Die Zeit der Blütenträume

Die Narzisse bringt Farbe und Frühlingsstimmung in Gärten und Parks. Archivfoto: ah
Die Narzisse bringt Farbe und Frühlingsstimmung in Gärten und Parks. Archivfoto: ah

Es geht doch nichts über die Frühlingszeit! Ringsum blüht neues Leben in der Natur auf. Sei es im Nordpark, am Rheinufer bei der Kaiserpfalz, in den Angerauen oder an der Sechs-Seen-Platte, allerorten erfreut uns eine selten üppige Blütenpracht. Ihr Anblick lässt uns die weltweiten Sorgen und Klimanöte für Momente vergessen.

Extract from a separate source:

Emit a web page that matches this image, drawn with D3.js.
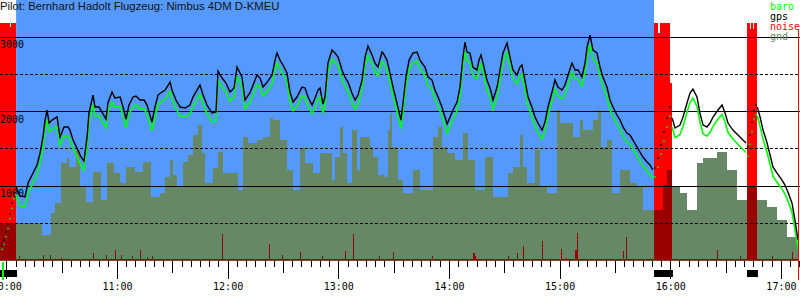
<!DOCTYPE html>
<html>
<head>
<meta charset="utf-8">
<script src="https://d3js.org/d3.v7.min.js"></script>
<style>
body{margin:0;background:#fff}
svg{display:block}
text{font-family:"DejaVu Sans Mono",monospace;font-size:10px}
</style>
</head>
<body>
<svg width="800" height="300"></svg>
<script>
var width=800, height=300

var title="Pilot: Bernhard Hadolt Flugzeug: Nimbus 4DM D-KMEU"

// fixes, minutes after 10:00
var fixMin=[
 -2.3,-1.3,-0.2,0.9,2.0,3.1,4.2,5.3,
 7.4,10.1,11.8,14.5,16.7,18.3,19.9,21.0,22.1,23.2,
 24.8,27.5,29.1,31.3,33.5,34.5,36.2,38.3,40.5,42.1,
 43.8,44.8,47.0,48.1,50.3,51.9,54.1,55.1,57.3,58.9,
 61.7,63.3,64.9,66.5,68.7,70.3,72.5,74.7,76.3,79.0,
 80.6,82.3,84.4,86.1,88.8,89.8,92.0,94.2,96.9,99.6,
 101.2,105.0,106.7,108.8,111.5,113.7,114.8,117.0,119.1,121.3,
 123.5,125.1,127.8,129.4,132.1,135.9,137.6,139.2,141.4,144.1,
 145.7,146.8,148.4,150.0,152.2,153.8,155.5,157.6,160.3,162.0,
 163.6,165.8,167.4,169.0,170.1,171.7,172.8,174.4,176.6,178.2,
 179.9,180.9,182.0,183.6,185.3,187.4,189.1,190.7,192.9,194.5,
 196.1,198.3,199.9,201.5,203.7,204.3,206.4,208.0,209.7,211.8,
 214.0,215.1,216.7,218.4,220.5,222.7,224.3,227.0,228.7,230.8,
 232.4,234.1,236.2,239.0,240.6,242.2,244.4,246.0,247.6,248.7,
 249.8,251.4,253.0,255.2,256.3,257.4,258.5,260.6,262.3,263.9,
 266.1,267.7,269.3,271.5,273.1,274.7,276.9,278.5,279.6,281.2,
 282.9,285.0,286.7,288.3,290.5,292.1,293.7,295.9,297.5,299.1,
 301.3,302.9,304.6,306.7,308.4,310.0,312.1,313.8,314.9,316.5,
 318.1,320.3,321.9,323.5,325.7,327.3,329.0,331.1,332.8,334.4,
 336.5,338.2,339.8,342.0,343.6,345.2,347.4,349.0,350.6,
 351.7,353.4,355.0,356.6,358.3,359.9,
 361.0,362.6,365.3,366.9,369.1,370.7,372.3,374.5,376.1,377.8,
 379.9,381.6,383.2,385.9,388.1,389.7,391.3,394.0,396.7,399.4,401.1,
 402.1,403.2,404.3,405.4,406.5,
 407.2,408.7,410.3,412.5,414.1,415.7,417.9,420.6,422.2,423.8,
 426.0,427.6,429.3]

var gpsAlt=[
 208,275,382,490,624,772,906,986,
 866,852,1040,1174,1282,1443,1657,1885,2020,1845,
 1885,1926,1657,1792,1792,1751,1617,1510,1389,1335,
 1657,1979,2221,2060,2060,1993,1899,2114,2261,2181,
 2194,2060,1899,2087,2194,2208,2154,2154,2087,1859,
 2060,2221,2261,2288,2395,2288,2154,2060,2047,2087,
 2194,2355,2221,2087,1979,1993,2543,2449,2382,2261,
 2315,2597,2463,2154,2248,2489,2449,2328,2395,2489,
 2690,2785,2690,2624,2516,2261,2127,2194,2328,2315,
 2194,2087,2181,2288,2315,2100,2194,2650,2825,2785,
 2731,2650,2557,2463,2395,2248,2154,2221,2422,2731,
 2879,2758,2650,2597,2798,2785,2690,2516,2328,2114,
 1885,2114,2463,2690,2785,2798,2690,2597,2463,2422,
 2288,2194,2060,1832,1926,2020,2127,2328,2731,2932,
 2798,2785,2597,2557,2690,2758,2650,2422,2315,2154,
 2328,2557,2785,2919,2731,2557,2489,2597,2624,2422,
 2194,2060,1926,1845,1751,1859,2060,2261,2422,2328,
 2288,2355,2489,2650,2557,2557,2463,2650,2865,3026,
 2825,2785,2597,2463,2328,2154,2060,1953,1885,1792,
 1711,1684,1617,1523,1456,1389,1322,1282,1215,
 1242,1376,1550,1724,1912,2060,
 1912,1778,1818,1926,2114,2248,2301,2194,1979,1818,
 1792,1845,1926,2020,2087,1979,1845,1751,1684,1617,1577,
 1523,1684,1859,2020,2087,
 2060,1926,1751,1577,1416,1255,1174,1080,1013,919,
 772,544,275]

var baroAlt=[
 150,215,320,430,560,700,830,880,
 735,720,900,1050,1160,1310,1520,1750,1880,1730,
 1760,1800,1540,1670,1660,1630,1500,1390,1270,1210,
 1520,1850,2090,1940,1950,1870,1780,1990,2130,2060,
 2070,1940,1780,1960,2070,2090,2030,2040,1960,1740,
 1930,2100,2140,2170,2270,2170,2040,1940,1930,1960,
 2070,2230,2100,1970,1860,1870,2420,2330,2260,2140,
 2190,2470,2340,2040,2120,2360,2330,2210,2270,2370,
 2560,2650,2570,2500,2390,2140,2010,2070,2210,2190,
 2070,1970,2060,2170,2190,1980,2070,2530,2700,2660,
 2610,2530,2440,2340,2270,2130,2030,2100,2300,2610,
 2750,2640,2530,2480,2670,2660,2570,2400,2210,2000,
 1770,1990,2340,2570,2660,2680,2570,2480,2340,2300,
 2170,2070,1940,1710,1800,1900,2010,2200,2600,2810,
 2680,2660,2480,2440,2570,2640,2530,2300,2190,2030,
 2200,2430,2660,2790,2610,2440,2370,2480,2500,2300,
 2070,1940,1800,1720,1630,1740,1940,2140,2300,2210,
 2170,2230,2370,2530,2440,2430,2340,2530,2740,2900,
 2700,2660,2480,2340,2200,2030,1940,1830,1760,1670,
 1590,1560,1490,1400,1330,1270,1200,1160,1100,
 1120,1250,1430,1600,1790,1940,
 1790,1650,1690,1800,1990,2120,2180,2070,1860,1700,
 1670,1720,1800,1900,1960,1860,1720,1630,1560,1490,1450,
 1400,1560,1730,1900,1960,
 1940,1800,1630,1450,1290,1130,1050,960,890,800,
 650,420,150]

// ground elevation, step samples
var gndMin=[
 -3.4,5.7,19.4,24.0,26.2,29.7,33.1,34.2,37.7,39.9,
 43.4,46.8,51.3,54.8,58.2,61.6,65.1,69.6,74.2,78.7,
 83.3,86.0,88.8,90.4,92.6,95.8,98.5,101.2,103.9,106.1,
 107.7,112.1,114.8,117.5,125.6,128.3,131.1,135.9,139.2,143.0,
 144.6,148.4,152.2,155.5,159.2,162.0,166.3,170.1,176.4,178.2,
 180.9,182.7,184.6,187.3,190.0,191.8,197.2,199.0,201.7,205.4,
 207.1,208.0,209.0,212.6,215.3,220.7,224.3,231.5,234.3,236.1,
 238.8,243.3,247.8,250.5,254.1,259.6,264.1,272.2,274.9,278.5,
 280.3,282.2,286.7,289.4,293.0,298.4,300.2,307.4,311.1,312.9,
 318.3,321.0,322.3,325.5,328.5,332.8,338.2,341.9,345.2,351.7,
 356.1,358.2,361.0,365.4,369.1,374.5,377.8,385.4,390.8,396.2,
 401.6,407.0,412.5,417.9,423.3,428.7,429.3]
var gndAlt=[
 503,503,342,637,772,1308,1376,1255,1483,986,
 785,1188,812,1308,1174,1040,1255,1188,1322,852,
 906,1121,1349,1147,986,1322,1416,1684,1818,1443,
 1040,1241,1456,1174,946,1657,1577,1617,1657,1912,
 1885,1617,1215,946,1510,1308,1174,1443,1080,1389,
 1792,1443,1040,1751,1215,1657,1523,1389,1147,1121,
 1751,1979,1523,1080,906,1215,946,1657,1792,1523,
 1443,1349,1711,1349,946,1389,852,1174,1255,1684,
 1255,1040,1483,986,906,2020,1845,1657,1885,1751,
 1885,2020,1523,1617,906,1215,1040,986,678,678,
 1013,1215,986,906,678,1308,1376,1456,1215,812,
 986,812,718,544,315,235,0]

// engine noise level (0-1000), step samples
var noiseMin=[-3.4,2.0,2.6,5.3,6.9,7.4,13.4,13.9,19.9,20.4,
 23.7,24.2,29.7,30.2,47.0,47.5,54.1,54.6,59.0,59.5,
 62.2,62.7,68.2,68.7,72.5,73.0,76.3,76.8,79.0,79.5,
 99.1,99.6,116.9,117.4,142.4,142.9,149.5,150.0,159.2,159.7,
 171.2,171.7,183.6,184.1,188.0,188.5,202.1,202.6,209.7,210.2,
 230.8,231.3,253.0,254.1,254.6,272.0,272.5,276.9,277.4,280.1,
 280.6,290.5,291.0,300.8,301.3,303.5,304.0,308.3,309.4,309.9,
 334.4,335.0,336.0,336.5,351.2,353.4,354.4,359.8,360.9,371.8,
 372.3,385.4,385.9,397.8,398.3,401.6,403.2,403.8,404.9,405.5,
 407.0,415.2,415.7,426.0,426.5,429.3]
var noiseVal=[1000,985,1000,6,17,6,8,6,25,6,
 25,6,10,6,30,6,25,6,46,6,
 25,6,17,6,46,6,15,6,20,6,
 8,6,110,6,68,6,25,6,34,6,
 17,6,38,6,110,6,17,6,34,6,
 17,6,30,20,6,17,6,30,6,59,
 6,84,6,50,6,12,6,45,114,6,
 42,6,97,6,1000,958,1000,747,6,8,
 6,46,6,20,6,1000,975,1000,975,1000,
 6,20,6,34,6,0]

var engineStart=[-3.4,351.2,401.6]
var engineEnd=[5.3,360.9,407.0]
var taskStart=5.3, taskEnd=351.2
var takeoffMin=-1.8, landingMin=429.3

var altMajor=[1000,2000,3000]
var altMinor=[500,1500,2500]
var legendNames=["baro","gps","noise","gnd"]
var colors={baro:"#00ff00",gps:"#000000",noise:"#ff0000",gnd:"#668866",
  noiseGnd:"#990000",task:"#5599ff"}

var svg=d3.select("svg")

var t0=new Date(2008,4,24,10,0,0)
function at(m){return new Date(+t0+m*60000)}

var x=d3.scaleTime().domain([at(-3.42),at(430.35)]).range([0,width])
var y=d3.scaleLinear().domain([0,3000]).range([260.5,37])
var yn=d3.scaleLinear().domain([0,1000]).range([260.5,23])
var base=y(0)

var fixes=fixMin.map(function(m,i){return {m:m,gps:gpsAlt[i],baro:baroAlt[i]}})
var gnd=gndMin.map(function(m,i){return {m:m,v:gndAlt[i]}})
var noise=noiseMin.map(function(m,i){return {m:m,v:noiseVal[i]}})

function inEngine(m,strict){
  for(var i=0;i<engineStart.length;i++){
    if(strict ? (m>engineStart[i] && m<engineEnd[i]) : (m>=engineStart[i] && m<=engineEnd[i])) return true
  }
  return false
}

// task background
svg.append("rect")
  .attr("x",x(at(taskStart))).attr("y",0)
  .attr("width",x(at(taskEnd))-x(at(taskStart)))
  .attr("height",base)
  .attr("fill",colors.task)

var noiseArea=d3.area()
  .x(function(d){return x(at(d.m))})
  .y0(base)
  .y1(function(d){return yn(d.v)})
  .curve(d3.curveStepAfter)

var gndArea=d3.area()
  .x(function(d){return x(at(d.m))})
  .y0(base)
  .y1(function(d){return y(d.v)})
  .curve(d3.curveStepAfter)

svg.append("clipPath").attr("id","gndClip")
  .append("path").attr("d",gndArea(gnd))

svg.append("path").attr("d",noiseArea(noise))
  .attr("fill",colors.noise).attr("shape-rendering","crispEdges")

svg.append("path").attr("d",gndArea(gnd))
  .attr("fill",colors.gnd).attr("shape-rendering","crispEdges")

svg.append("path").attr("d",noiseArea(noise))
  .attr("fill",colors.noiseGnd).attr("clip-path","url(#gndClip)")
  .attr("shape-rendering","crispEdges")

// grid
svg.selectAll(".major").data(altMajor).enter().append("line")
  .attr("x1",0).attr("x2",width)
  .attr("y1",function(d){return y(d)}).attr("y2",function(d){return y(d)})
  .attr("stroke","#000").attr("shape-rendering","crispEdges")

svg.selectAll(".minor").data(altMinor).enter().append("line")
  .attr("x1",0).attr("x2",width)
  .attr("y1",function(d){return y(d)}).attr("y2",function(d){return y(d)})
  .attr("stroke","#000").attr("stroke-dasharray","3,2")
  .attr("shape-rendering","crispEdges")

svg.selectAll(".altlabel").data(altMajor).enter().append("text")
  .attr("x",0).attr("y",function(d){return y(d)+11})
  .attr("fill","#000")
  .text(function(d){return d})

// traces
function trace(key){
  return d3.line()
    .defined(function(d){return !inEngine(d.m,true)})
    .x(function(d){return x(at(d.m))})
    .y(function(d){return y(d[key])})
}

svg.append("path").attr("d",trace("baro")(fixes))
  .attr("fill","none").attr("stroke",colors.baro).attr("stroke-width",1.6)
svg.append("path").attr("d",trace("gps")(fixes))
  .attr("fill","none").attr("stroke",colors.gps).attr("stroke-width",1.4)

var engFixes=fixes.filter(function(d){return inEngine(d.m,false)})
;["baro","gps"].forEach(function(key){
  svg.selectAll(".dot-"+key).data(engFixes).enter().append("rect")
    .attr("x",function(d){return x(at(d.m))-0.75})
    .attr("y",function(d){return y(d[key])-0.75})
    .attr("width",1.5).attr("height",1.5)
    .attr("fill",colors[key])
})

// time axis
var dom=x.domain()
var minor5=d3.timeMinute.every(5).range(dom[0],dom[1])
var half=d3.timeMinute.every(30).range(dom[0],dom[1]).filter(function(d){return d.getMinutes()==30})
var hours=d3.timeHour.every(1).range(dom[0],dom[1])

function timeAxis(vals,size,fmt){
  var g=svg.append("g").attr("transform","translate(0,"+base+")")
    .call(d3.axisBottom(x).tickValues(vals).tickSize(size).tickPadding(4).tickFormat(fmt))
  g.select(".domain").remove()
  g.selectAll("line").attr("shape-rendering","crispEdges")
  g.attr("font-family",null).attr("font-size",null)
  return g
}
timeAxis(minor5,6,"")
timeAxis(half,12,"")
timeAxis(hours,18,d3.timeFormat("%H:%M"))

// engine running marks
svg.selectAll(".eng").data(engineStart).enter().append("rect")
  .attr("x",function(d){return x(at(d))})
  .attr("y",270)
  .attr("width",function(d,i){return x(at(engineEnd[i]))-x(at(d))+1})
  .attr("height",7)
  .attr("fill","#000")

svg.append("rect")
  .attr("x",x(at(takeoffMin))-1).attr("y",262)
  .attr("width",2).attr("height",18)
  .attr("fill",colors.baro)

svg.append("line")
  .attr("x1",x(at(landingMin))).attr("x2",x(at(landingMin)))
  .attr("y1",30).attr("y2",280)
  .attr("stroke",colors.noise).attr("shape-rendering","crispEdges")

// legend
svg.selectAll(".legend").data(legendNames).enter().append("text")
  .attr("x",770).attr("y",function(d,i){return 10+i*10})
  .attr("fill",function(d){return colors[d]})
  .text(function(d){return d})

svg.append("text")
  .attr("x",0).attr("y",10)
  .style("font-family","'Liberation Sans',Arial,sans-serif")
  .style("font-size","11.3px")
  .attr("fill","#111")
  .text(title)
</script>
</body>
</html>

Sei es auch nur für einen kurzen Spaziergang, in diesen Tagen lädt die Natur wunderbar ein zum Träumen, zum Innehalten, sogar zu Gedankenspielen. Letzteres gilt jedenfalls für solche Wortmenschen wie meine liebe Frau und mich. Wie wohltuend und anregend solch reale Blütenträume für die Phantasie sind, zeigt sich bei uns schon in der Lust an Sprachspielen mit den Pflanzennamen. Wie zum Beispiel die Krokusse bei uns zu Kroküssen werden, bekommen auch die Narzissen, die Magnolien, die Forsythien (bzw. Forsythia zum Training unseres Cambridge English) und die blühende Japankirsche spielerisch neue Namen.

Die ersten gelb leuchtenden Narzissen haben mich in diesem Jahr gleich zweifach zum Nachdenken gebracht. Zum einen sehe ich in ihnen einen löblichen Beitrag zur Verschönerung des Landschafts- und des Städtebilds. In privaten Vorgärten und auf Balkonen blühen sie ebenso wie an öffentlichen Straßen, Plätzen und in Parks um die Wette. Zum anderen fällt mir die Nähe der Wörter Narzisse und Narziss sowie die kuriose Mehrdeutigkeit ihrer Verwendung im Plural auf. Klar, bei der Narzisse handelt es sich um eine Pflanzengattung innerhalb der Familie der Amaryllisgewächse, bei aller Schönheit also nur um eine neutrale botanische Bezeichnung. Mit Narziss (oder Narzisst), einem nach dem in sein Selbstbild verliebten Jüngling der griechischen Sage benannten Menschen, ist dagegen eher abfällig jeder gemeint, der mit seinem Selbstbild und Selbstlob prahlt.

Im Plural werden beide zu Narzissen. Das bedarf einer kleinen Klarstellung: Als löblich und allgemeine Freude spendend empfinde ich von beiden Narzissen-Arten natürlich nur die pflanzlichen. Menschliche Narzissen hingegen erfüllen, vor allem in den sozialen Medien, nur den Zweck der Selbstdarstellung und -bewunderung.

Haben die freudebereitenden Blütenträume der Natur jeweils ihre Zeit, im März und im April, so kennen die menschlichen Blütenträume des Selbstlobs gar keine zeitliche Begrenzung. Sie sprießen, vor allem in den sozialen Medien, das ganze Jahr über. Auch rufen sie statt Freude eher Mitleid hervor, jedenfalls bei mir.